Task to complete
Repeat the listing word for word. No pictures belong in the copy.
— Start Data segment —
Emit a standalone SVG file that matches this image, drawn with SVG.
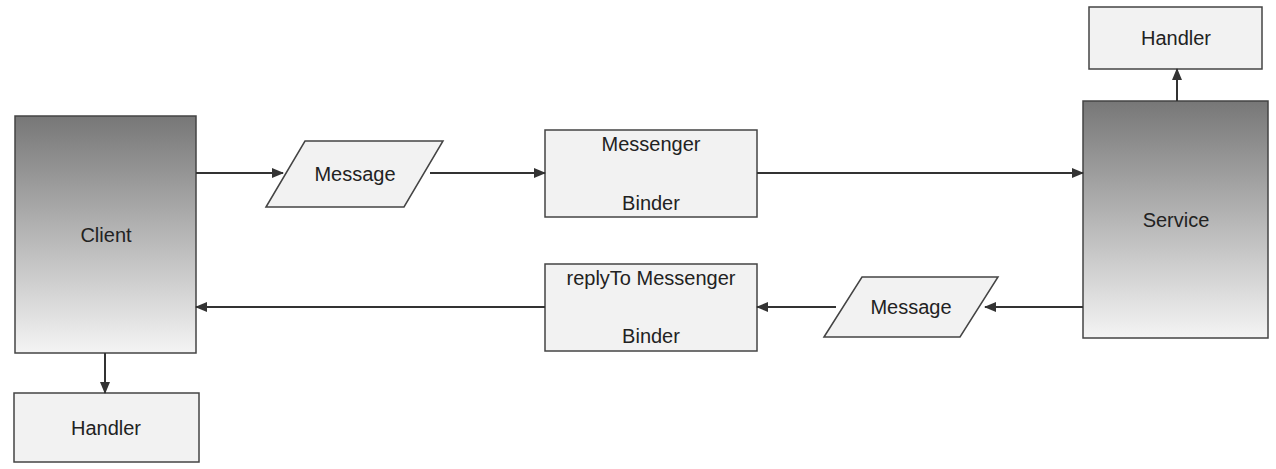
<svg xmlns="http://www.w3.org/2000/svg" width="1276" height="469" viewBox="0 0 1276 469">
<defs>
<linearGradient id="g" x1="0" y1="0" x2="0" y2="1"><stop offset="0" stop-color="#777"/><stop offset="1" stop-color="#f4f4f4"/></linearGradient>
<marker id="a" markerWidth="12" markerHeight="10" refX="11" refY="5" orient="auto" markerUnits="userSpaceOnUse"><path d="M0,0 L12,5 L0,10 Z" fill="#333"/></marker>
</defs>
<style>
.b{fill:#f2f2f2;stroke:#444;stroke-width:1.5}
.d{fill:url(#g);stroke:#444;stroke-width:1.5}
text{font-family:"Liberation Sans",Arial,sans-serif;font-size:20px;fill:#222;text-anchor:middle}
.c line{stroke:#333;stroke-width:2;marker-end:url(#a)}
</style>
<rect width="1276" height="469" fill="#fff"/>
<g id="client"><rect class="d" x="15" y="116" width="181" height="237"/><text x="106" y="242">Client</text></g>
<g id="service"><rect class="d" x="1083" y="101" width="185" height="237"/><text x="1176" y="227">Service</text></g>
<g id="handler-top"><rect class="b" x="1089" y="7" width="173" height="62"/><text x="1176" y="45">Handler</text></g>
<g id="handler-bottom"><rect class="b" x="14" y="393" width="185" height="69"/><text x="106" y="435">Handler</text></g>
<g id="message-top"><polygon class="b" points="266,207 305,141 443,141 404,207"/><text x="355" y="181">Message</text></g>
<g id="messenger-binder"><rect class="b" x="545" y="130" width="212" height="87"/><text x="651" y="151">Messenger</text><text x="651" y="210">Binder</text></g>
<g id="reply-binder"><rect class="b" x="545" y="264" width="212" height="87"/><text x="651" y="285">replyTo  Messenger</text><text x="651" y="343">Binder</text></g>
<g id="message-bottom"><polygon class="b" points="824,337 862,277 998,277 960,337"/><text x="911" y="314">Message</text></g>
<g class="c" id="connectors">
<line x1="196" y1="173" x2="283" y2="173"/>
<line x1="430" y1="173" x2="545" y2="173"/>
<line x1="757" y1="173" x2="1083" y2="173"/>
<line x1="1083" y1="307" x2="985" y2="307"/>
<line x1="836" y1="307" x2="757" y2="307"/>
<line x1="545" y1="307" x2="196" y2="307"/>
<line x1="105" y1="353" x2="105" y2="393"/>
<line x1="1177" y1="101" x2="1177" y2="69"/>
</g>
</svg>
— End Data segment —
The result
Emit a standalone SVG file that matches this image, drawn with SVG.
<svg xmlns="http://www.w3.org/2000/svg" width="1276" height="469" viewBox="0 0 1276 469">
<defs>
<linearGradient id="g" x1="0" y1="0" x2="0" y2="1"><stop offset="0" stop-color="#777"/><stop offset="1" stop-color="#f4f4f4"/></linearGradient>
<marker id="a" markerWidth="12" markerHeight="10" refX="11" refY="5" orient="auto" markerUnits="userSpaceOnUse"><path d="M0,0 L12,5 L0,10 Z" fill="#333"/></marker>
</defs>
<style>
.b{fill:#f2f2f2;stroke:#444;stroke-width:1.5}
.d{fill:url(#g);stroke:#444;stroke-width:1.5}
text{font-family:"Liberation Sans",Arial,sans-serif;font-size:20px;fill:#222;text-anchor:middle}
.c line{stroke:#333;stroke-width:2;marker-end:url(#a)}
</style>
<rect width="1276" height="469" fill="#fff"/>
<g id="client"><rect class="d" x="15" y="116" width="181" height="237"/><text x="106" y="242">Client</text></g>
<g id="service"><rect class="d" x="1083" y="101" width="185" height="237"/><text x="1176" y="227">Service</text></g>
<g id="handler-top"><rect class="b" x="1089" y="7" width="173" height="62"/><text x="1176" y="45">Handler</text></g>
<g id="handler-bottom"><rect class="b" x="14" y="393" width="185" height="69"/><text x="106" y="435">Handler</text></g>
<g id="message-top"><polygon class="b" points="266,207 305,141 443,141 404,207"/><text x="355" y="181">Message</text></g>
<g id="messenger-binder"><rect class="b" x="545" y="130" width="212" height="87"/><text x="651" y="151">Messenger</text><text x="651" y="210">Binder</text></g>
<g id="reply-binder"><rect class="b" x="545" y="264" width="212" height="87"/><text x="651" y="285">replyTo  Messenger</text><text x="651" y="343">Binder</text></g>
<g id="message-bottom"><polygon class="b" points="824,337 862,277 998,277 960,337"/><text x="911" y="314">Message</text></g>
<g class="c" id="connectors">
<line x1="196" y1="173" x2="283" y2="173"/>
<line x1="430" y1="173" x2="545" y2="173"/>
<line x1="757" y1="173" x2="1083" y2="173"/>
<line x1="1083" y1="307" x2="985" y2="307"/>
<line x1="836" y1="307" x2="757" y2="307"/>
<line x1="545" y1="307" x2="196" y2="307"/>
<line x1="105" y1="353" x2="105" y2="393"/>
<line x1="1177" y1="101" x2="1177" y2="69"/>
</g>
</svg>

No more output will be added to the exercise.